Barbara Burton Morriss, 78, sued Wells Fargo in March 2012, claiming the bank breached its fiduciary duty to disclose financial transactions in two family trusts. Morriss said she learned of the losses of millions of dollars when her credit card was declined at Neiman Marcus.

The award, announced late Monday, is believed to be the largest plaintiff verdict in St. Louis County history.
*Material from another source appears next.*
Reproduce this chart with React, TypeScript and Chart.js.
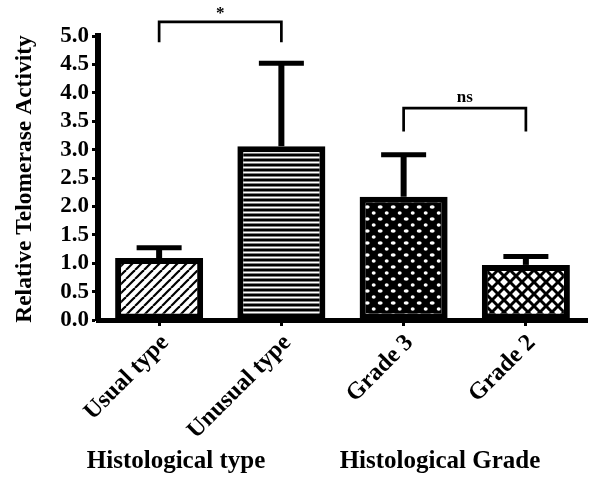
import React, { useEffect, useRef } from "react";
import { Chart, registerables } from "chart.js";

Chart.register(...registerables);

// Relative telomerase activity by histological type and grade
const categories = ["Usual type", "Unusual type", "Grade 3", "Grade 2"];
const means = [1.09, 3.06, 2.17, 0.97];
const upperErrors = [1.27, 4.52, 2.91, 1.12];

const yMin = 0;
const yMax = 5;
const yStep = 0.5;

// Significance brackets: from/to category index, level, drop length, label
const bracketFrom = [0, 2];
const bracketTo = [1, 3];
const bracketLevel = [5.25, 3.73];
const bracketDrop = [0.36, 0.41];
const bracketLabels = ["*", "ns"];

const groupTitles = ["Histological type", "Histological Grade"];
const axisTitle = "Relative Telomerase Activity";

const SERIF = '"Liberation Serif", "Times New Roman", Times, serif';

function tile(
  base: CanvasRenderingContext2D,
  w: number,
  h: number,
  paint: (g: CanvasRenderingContext2D) => void
): CanvasPattern {
  const c = document.createElement("canvas");
  c.width = w;
  c.height = h;
  const g = c.getContext("2d")!;
  paint(g);
  return base.createPattern(c, "repeat")!;
}

function buildPatterns(ctx: CanvasRenderingContext2D): CanvasPattern[] {
  // forward diagonal hatching
  const diag = tile(ctx, 9, 9, (g) => {
    g.fillStyle = "#fff";
    g.fillRect(0, 0, 9, 9);
    g.strokeStyle = "#000";
    g.lineWidth = 2.2;
    for (const k of [-9, 0, 9]) {
      g.beginPath();
      g.moveTo(k, 9);
      g.lineTo(k + 9, 0);
      g.stroke();
    }
  });
  // horizontal stripes
  const horiz = tile(ctx, 4, 5, (g) => {
    g.fillStyle = "#000";
    g.fillRect(0, 0, 4, 5);
    g.fillStyle = "#fff";
    g.fillRect(0, 1.5, 4, 2);
  });
  // staggered white dots on black
  const dots = tile(ctx, 13, 12, (g) => {
    g.fillStyle = "#000";
    g.fillRect(0, 0, 13, 12);
    g.fillStyle = "#fff";
    g.beginPath();
    g.ellipse(3.2, 3, 2.5, 1.8, 0, 0, Math.PI * 2);
    g.fill();
    g.beginPath();
    g.ellipse(9.7, 9, 2, 1.8, 0, 0, Math.PI * 2);
    g.fill();
  });
  // cross hatching
  const cross = tile(ctx, 12, 12, (g) => {
    g.fillStyle = "#fff";
    g.fillRect(0, 0, 12, 12);
    g.strokeStyle = "#000";
    g.lineWidth = 3;
    for (const k of [-12, 0, 12]) {
      g.beginPath();
      g.moveTo(k, 12);
      g.lineTo(k + 12, 0);
      g.stroke();
      g.beginPath();
      g.moveTo(k, 0);
      g.lineTo(k + 12, 12);
      g.stroke();
    }
  });
  return [diag, horiz, dots, cross];
}

const errorBarPlugin = {
  id: "errorBars",
  afterDatasetsDraw(chart: any) {
    const { ctx } = chart;
    const yScale = chart.scales.y;
    const meta = chart.getDatasetMeta(0);
    ctx.save();
    ctx.strokeStyle = "#000";
    meta.data.forEach((bar: any, i: number) => {
      const yErr = yScale.getPixelForValue(upperErrors[i]);
      ctx.lineWidth = 6;
      ctx.beginPath();
      ctx.moveTo(bar.x, bar.y);
      ctx.lineTo(bar.x, yErr);
      ctx.stroke();
      ctx.lineWidth = 5;
      ctx.beginPath();
      ctx.moveTo(bar.x - 22.5, yErr);
      ctx.lineTo(bar.x + 22.5, yErr);
      ctx.stroke();
    });
    ctx.restore();
  },
};

const annotationPlugin = {
  id: "annotations",
  afterDraw(chart: any) {
    const { ctx } = chart;
    const xs = chart.scales.x;
    const ys = chart.scales.y;
    ctx.save();
    ctx.strokeStyle = "#000";
    ctx.fillStyle = "#000";
    ctx.lineWidth = 2.7;
    bracketFrom.forEach((from, i) => {
      const x1 = xs.getPixelForValue(from);
      const x2 = xs.getPixelForValue(bracketTo[i]);
      const yl = ys.getPixelForValue(bracketLevel[i]);
      const yd = ys.getPixelForValue(bracketLevel[i] - bracketDrop[i]);
      ctx.beginPath();
      ctx.moveTo(x1, yd);
      ctx.lineTo(x1, yl);
      ctx.lineTo(x2, yl);
      ctx.lineTo(x2, yd);
      ctx.stroke();
      ctx.textAlign = "center";
      ctx.textBaseline = "alphabetic";
      const star = bracketLabels[i] === "*";
      ctx.font = `bold 17px ${SERIF}`;
      ctx.fillText(bracketLabels[i], (x1 + x2) / 2, yl - (star ? 4 : 6));
    });

    // group titles under the category labels
    ctx.font = `bold 25px ${SERIF}`;
    ctx.textAlign = "center";
    ctx.textBaseline = "middle";
    ctx.fillText(groupTitles[0], 176, 462);
    ctx.fillText(groupTitles[1], 440, 462);

    // vertical axis title
    ctx.translate(25, 179);
    ctx.rotate(-Math.PI / 2);
    ctx.font = `bold 23.5px ${SERIF}`;
    ctx.fillText(axisTitle, 0, 0);
    ctx.restore();
  },
};

export default function App() {
  const canvasRef = useRef<HTMLCanvasElement | null>(null);

  useEffect(() => {
    const canvas = canvasRef.current!;
    const ctx = canvas.getContext("2d")!;
    const patterns = buildPatterns(ctx);

    const chart = new Chart(ctx, {
      type: "bar",
      data: {
        labels: categories,
        datasets: [
          {
            data: means,
            backgroundColor: patterns,
            borderColor: "#000",
            borderWidth: 6,
            borderSkipped: false,
            categoryPercentage: 1,
            barPercentage: 0.72,
          },
        ],
      },
      options: {
        animation: false,
        responsive: false,
        devicePixelRatio: 1,
        layout: { padding: { top: 36, right: 3, left: 0, bottom: 0 } },
        plugins: {
          legend: { display: false },
          tooltip: { enabled: false },
        },
        scales: {
          x: {
            type: "category",
            offset: true,
            border: { display: true, color: "#000", width: 5 },
            grid: {
              display: true,
              offset: false,
              drawOnChartArea: false,
              drawTicks: true,
              tickLength: 6,
              tickWidth: 3,
              tickColor: "#000",
              color: "#000",
            },
            ticks: {
              color: "#000",
              font: { family: SERIF, size: 24, weight: "bold" },
              minRotation: 45,
              maxRotation: 45,
              autoSkip: false,
              padding: 3,
              labelOffset: 6,
            },
            afterFit(scale: any) {
              scale.height = 159;
            },
          },
          y: {
            min: yMin,
            max: yMax,
            border: { display: true, color: "#000", width: 6 },
            grid: {
              display: true,
              drawOnChartArea: false,
              drawTicks: true,
              tickLength: 6,
              tickWidth: 3,
              tickColor: "#000",
              color: "#000",
            },
            ticks: {
              stepSize: yStep,
              autoSkip: false,
              color: "#000",
              padding: 3,
              font: { family: SERIF, size: 23, weight: "bold" },
              callback: (v: any) => Number(v).toFixed(1),
            },
            afterFit(scale: any) {
              scale.width = 98;
            },
          },
        },
      },
      plugins: [errorBarPlugin, annotationPlugin],
    });

    return () => chart.destroy();
  }, []);

  return (
    <div style={{ position: "absolute", left: 0, top: 0, width: 590, height: 479, background: "#fff" }}>
      <canvas ref={canvasRef} width={590} height={479} />
    </div>
  );
}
It consists of $45 million in actual damages and $32 million in punitive damages.

Morriss was a beneficiary and co-trustee of two trusts with her son, B. Douglas Morriss, who was sentenced to five years in federal prison for tax evasion in 2013. Barbara Morriss claims money from the trusts was wrongfully pledged as collateral in risky business ventures, and that she learned it only that after civil charges of defrauding investors were brought against her son in 2012.

She claims that Wells Fargo and her son were closely aligned in a scheme to defraud the trusts, and that Wells Fargo received more than $12 million tied to its participation in the trusts.

Wells Fargo claimed that it should not be held liable for the losses, because it and its predecessor banks - Offitbank and Wachovia - were never trustees, but merely custodians for the portion of the trusts held at the bank.